THE SECOND BIRTH OF THE MARITIME MUSEUM AND ITS DEVELOPMENT (1867-1917)
New spacious rooms were allotted for the anticipated museum on the first floor in Admiralty’s western wing in the areas that had belonged to the Navy Engineering School.
Because of the enthusiasm and initiative of N. M. Baranov, the museum began its work as early as in January, 1867 and in August the official opening took place. Baranov arranged the publicity, too: major Saint-Petersburg newspapers informed their readers when the museum was to be opened and that the admission was free for visitors of all classes.
In three years after the museum was re-opened, its collections grew so much that several rooms on the second floor of the building were given to the museum to extend the exhibition area. The museum workers continued to develop displays. By 1917 there were the following departments in the museum:
1) Period of Peter I
2) Period of Empresses Ann, Elisabeth and Catherine II;
3) Period of Paul I and Alexander I;
4) Period of Nicholas I and Alexander II;
5) Period of Alexander III and Nicholas II;
6) ‘Department of Articles of Everyday Use of General Admiral Grand Duke Constantine Nikolaevich (made on the basis of the maritime collection donated by the will of the Grand Duke);
7) Russo-Turkish war of 1877/1878;
8) Russo-Japanese war 1904/1905;
9) Department of the World War;
10) Artillery department;
11) Mechanical Department;
12) Department of Port Structures;
13) Ethnographic Department;
14) Hydrographic Department.
The activities of the Naval Museum were not restricted to collecting and exhibiting outdated artifacts. It was a center of technical progress too. It accumulated new weapons to be tested, design models and ship drawings, pilot machines and mechanisms. The secret storage was provided for inventions of famous design engineers A. P. Davydov and S. K. Dzhevatsky, and ship models designed by famous shipbuilder A. A. Popov. In 1877 one of the first quick-firers in the world, invented by V. S. Baranovsky, was lent by the museum for field trials.
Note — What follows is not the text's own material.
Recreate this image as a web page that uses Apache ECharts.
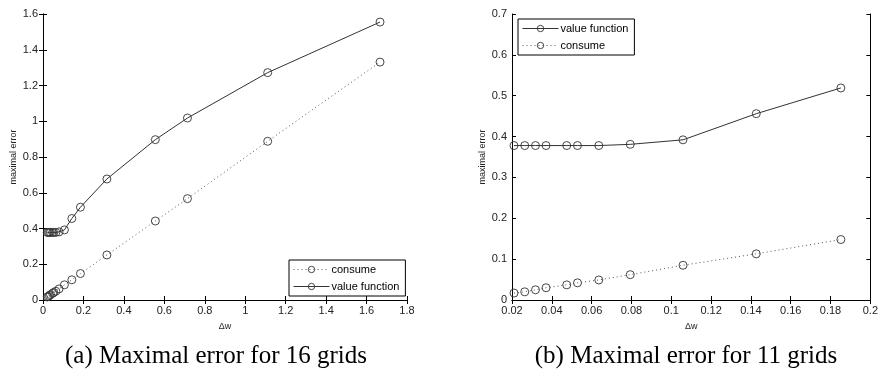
<!DOCTYPE html>
<html>
<head>
<meta charset="utf-8">
<script src="https://cdn.jsdelivr.net/npm/echarts@6/dist/echarts.min.js"></script>
<style>
  html, body { margin: 0; padding: 0; background: #fff; }
  #chart { width: 881px; height: 374px; }
</style>
</head>
<body>
<div id="chart"></div>
<script>
// (a) 16 grids: step size vs. maximal error
const dwA = [0.021, 0.0264, 0.0318, 0.0371, 0.0475, 0.0529, 0.0636, 0.0794, 0.1059, 0.1427, 0.1852, 0.316, 0.5556, 0.7143, 1.1111, 1.6667];
const consumeA = [0.017, 0.020, 0.025, 0.030, 0.037, 0.042, 0.049, 0.062, 0.085, 0.113, 0.148, 0.252, 0.442, 0.567, 0.888, 1.331];
const valueA = [0.378, 0.378, 0.378, 0.378, 0.378, 0.378, 0.378, 0.381, 0.392, 0.456, 0.519, 0.677, 0.897, 1.018, 1.272, 1.555];

// (b) 11 grids
const dwB = [0.021, 0.0264, 0.0318, 0.0371, 0.0475, 0.0529, 0.0636, 0.0794, 0.1059, 0.1427, 0.1852];
const consumeB = [0.017, 0.020, 0.025, 0.030, 0.037, 0.042, 0.049, 0.062, 0.085, 0.113, 0.148];
const valueB = [0.378, 0.378, 0.378, 0.378, 0.378, 0.378, 0.378, 0.381, 0.392, 0.456, 0.519];

// axis ranges
const xRangeA = { min: 0, max: 1.8, interval: 0.2 };
const yRangeA = { min: 0, max: 1.6, interval: 0.2 };
const xRangeB = { min: 0.02, max: 0.2, interval: 0.02 };
const yRangeB = { min: 0, max: 0.7, interval: 0.1 };

const captions = ['(a) Maximal error for 16 grids', '(b) Maximal error for 11 grids'];
const seriesNames = { consume: 'consume', value: 'value function' };

const zip = (xs, ys) => xs.map((x, i) => [x, ys[i]]);

const SANS = 'Liberation Sans, Arial, sans-serif';
const axisLineStyle = { show: true, lineStyle: { color: '#000', width: 1 } };
const tickStyle = { show: true, inside: true, length: 4, lineStyle: { color: '#000' } };

function xAxes(gridIndex, r) {
  return [
    {
      type: 'value', gridIndex, position: 'bottom', min: r.min, max: r.max, interval: r.interval,
      name: 'Δw', nameLocation: 'middle', nameGap: 22,
      nameTextStyle: { fontFamily: SANS, fontSize: 9, color: '#222' },
      axisLine: axisLineStyle, axisTick: tickStyle, splitLine: { show: false },
      axisLabel: { fontFamily: SANS, fontSize: 11, color: '#222', margin: 5, showMaxLabel: true }
    },
    {
      type: 'value', gridIndex, position: 'top', min: r.min, max: r.max, interval: r.interval,
      axisLine: axisLineStyle, axisTick: tickStyle, splitLine: { show: false },
      axisLabel: { show: false }
    }
  ];
}

function yAxes(gridIndex, r) {
  return [
    {
      type: 'value', gridIndex, position: 'left', min: r.min, max: r.max, interval: r.interval,
      name: 'maximal error', nameLocation: 'middle', nameGap: 25, nameRotate: 90,
      nameTextStyle: { fontFamily: SANS, fontSize: 9, color: '#222' },
      axisLine: axisLineStyle, axisTick: tickStyle, splitLine: { show: false },
      axisLabel: { fontFamily: SANS, fontSize: 11, color: '#222', margin: 5 }
    },
    {
      type: 'value', gridIndex, position: 'right', min: r.min, max: r.max, interval: r.interval,
      axisLine: axisLineStyle, axisTick: tickStyle, splitLine: { show: false },
      axisLabel: { show: false }
    }
  ];
}

function lineSeries(name, data, xi, yi, dotted) {
  return {
    type: 'line', name, data, xAxisIndex: xi, yAxisIndex: yi,
    symbol: 'circle', symbolSize: 8, showSymbol: true, animation: false,
    lineStyle: { color: dotted ? '#555' : '#333', width: 1, type: dotted ? [1, 3] : 'solid' },
    itemStyle: { color: 'rgba(0,0,0,0)', borderColor: '#333', borderWidth: 0.9 },
    emphasis: { disabled: true }
  };
}

const legendCommon = {
  orient: 'vertical', itemWidth: 36, itemHeight: 8, itemGap: 6,
  backgroundColor: '#fff', borderColor: '#000', borderWidth: 1,
  padding: [4, 6, 4, 4],
  textStyle: { fontFamily: SANS, fontSize: 11, color: '#000', padding: [0, 0, 0, -3] },
  itemStyle: { color: 'rgba(0,0,0,0)', borderColor: '#333', borderWidth: 0.9 },
  lineStyle: { width: 1 },
  selectedMode: false
};

const chart = echarts.init(document.getElementById('chart'), null, { renderer: 'canvas' });
chart.setOption({
  backgroundColor: '#fff',
  animation: false,
  grid: [
    { left: 43, top: 14, width: 364, height: 286 },
    { left: 512, top: 14, width: 365, height: 286 }
  ],
  xAxis: [...xAxes(0, xRangeA), ...xAxes(1, xRangeB)],
  yAxis: [...yAxes(0, yRangeA), ...yAxes(1, yRangeB)],
  legend: [
    Object.assign({}, legendCommon, { left: 289, top: 260, data: [seriesNames.consume, seriesNames.value] }),
    Object.assign({}, legendCommon, { left: 518, top: 19, data: [seriesNames.value, seriesNames.consume] })
  ],
  series: [
    lineSeries(seriesNames.consume, zip(dwA, consumeA), 0, 0, true),
    lineSeries(seriesNames.value, zip(dwA, valueA), 0, 0, false),
    lineSeries(seriesNames.value, zip(dwB, valueB), 2, 2, false),
    lineSeries(seriesNames.consume, zip(dwB, consumeB), 2, 2, true)
  ],
  graphic: [
    { type: 'text', x: 216, y: 356, style: { text: captions[0], font: '25px "Liberation Serif", serif', fill: '#000', align: 'center', verticalAlign: 'middle' } },
    { type: 'text', x: 686, y: 356, style: { text: captions[1], font: '25px "Liberation Serif", serif', fill: '#000', align: 'center', verticalAlign: 'middle' } }
  ]
});
</script>
</body>
</html>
The lecture hall of the museum was often used for public lectures on naval issues. For example, on November 23, 1887 Lieutenant N. N. Beklemishev reported about comparative tests of five mine boats during navigation of 1886; later he became known as an experienced ship-builder, hydrograph and the founder of the League for the Navy Renewal. Many historians lectured there, and A. S. Popov, the inventor of radio, made demonstrations there.
The Naval Museum conducted great exhibition activities. In 50 years, from 1867 to 1917 it took part in 31 exhibitions (5 world shows, 7 international, 2 national shows organized abroad and 17 domestic exhibitions) and won many medals. Such active work was really unique for that time.